A week of rich reading
To escape from my own writing, I’ve done an extraordinary amount of reading lately. And the last three books to keep me up when I should have been sleeping were “The Space Between Us” by Thrity Umrigar, “The Weight of Silence” by Heather Gudenkauf and “Girl in the Mirror” by Kate Farrell. They first two were “New York Times” best sellers put out by big publishing houses; the third was self-published by the author through Unlimited Publishing.
All three books address in different ways the plight of women in relationships with men who are physically abusive. I didn’t seek out this theme; it seems to have found me.
The first two books are novels that deftly pull you into their fictional worlds, illuminating the characters and the forces shaping their environments and decisions. Umrigar’s is especially well written with complex, conflicted characters realized so fully I found myself loving and hating them equally. Here’s a taste from the book’s first chapter. The setting is a hut in a Bombay slum (it’s back when the city was called Bombay), and Bhima is talking to her granddaughter, Maya:
“So what will you do all day today?”
Maya shrugs
The shrug infuriates Bhima. “Oh, that’s right, memsahib is no longer going to college, I forgot,” she says, addressing the walls. “No, now she will just sit around like a queen all day, feeding herself and her—her bastard baby, while her poor grandmother slaves in someone’s home. All so that she can feed the demon that’s growing in her granddaughter’s belly.”
If it’s blood she wanted, she has it. Maya moans as she pulls herself up from the floor and moves to the farthest corner of the small room She leans lightly on the tin wall, her hands around her belly, and sobs to herself.

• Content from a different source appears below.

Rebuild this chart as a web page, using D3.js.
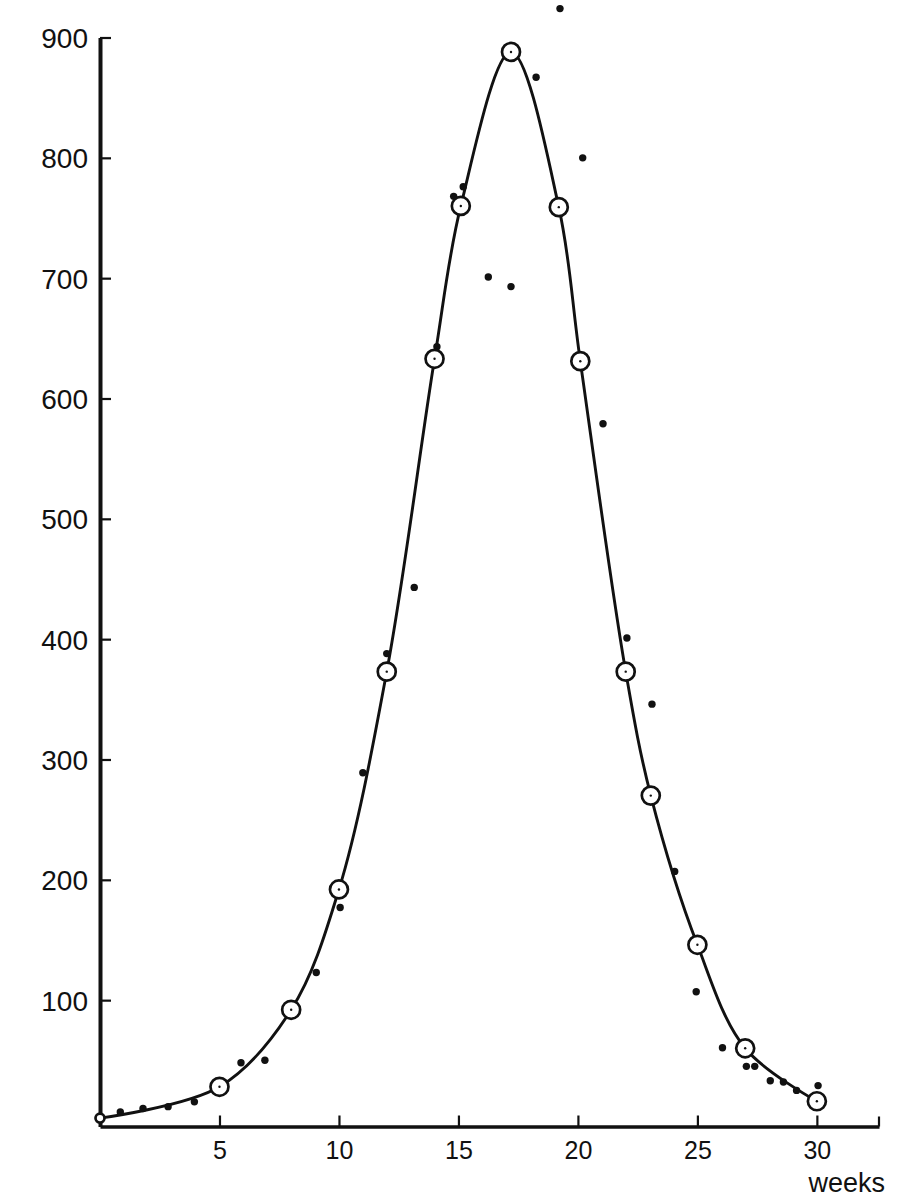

Bhima wants to take the sobbing girl to her bosom, to hold and caress her the way she used to when Maya was a child, to forgive her and to ask for her forgiveness. But she can’t. If it were just anger that she was feeling, she could’ve scaled that wall and reached out to her grandchild. But the anger is only the beginning of it. Behind he anger is fear, fear as endless and vast and gray as the Arabian Sea, fear for this stupid, innocent, pregnant girl who stands sobbing before her, and for this unborn baby who will come into the world to a mother who is a child herself and to a grandmother who is old and tired to her very bones ...
Umrigar’s is one of those books that will stay with me for a long time, one I might hesitate to loan for fear of not getting it back. Gudenkauf’s probably not so much, though I did enjoy reading it. It alternates point of view chapter to chapter, using at least six different points of view, which didn’t quite work for me. I found some voices to be more believable than others, and when I wasn’t believing the voice, I wasn’t absorbed in the world. It was a nail-biter of a story, though, dealing with sobering issues of addiction, violence, betrayal and forgiveness.
Farrell’s book is a different sort of work. It tells a modern story, shaped around “Psyche and Eros,” an ancient myth which some jungian analysts have said provides a pattern for feminine development. A novella written especially for teenage girls, the book was conceived as a teaching tool to help adolescent women apply wisdom from the myth to their own situations. The central character, Sylvie, is being stalked by her violent boyfriend, and she escapes to her godmother’s house in the country, where, among other kinds of support, her godmother tells her the story of Psyche.
A storyteller and librarian in addition to an author, Farrell has an ambitious mission: she wants to empower young women to love themselves and not tolerate anything approaching violence against them. She intends to use the book in workshops with adolescents and teach other workshop leaders to do the same. I could envision her also writing an accompanying workbook that would help her charges reflect upon the layers of meaning in both the myth and the modern story Farrell created to frame it.
It’s been quite a week of reading. Bravo to all three authors who, I believe, have succeeded, each on her own terms.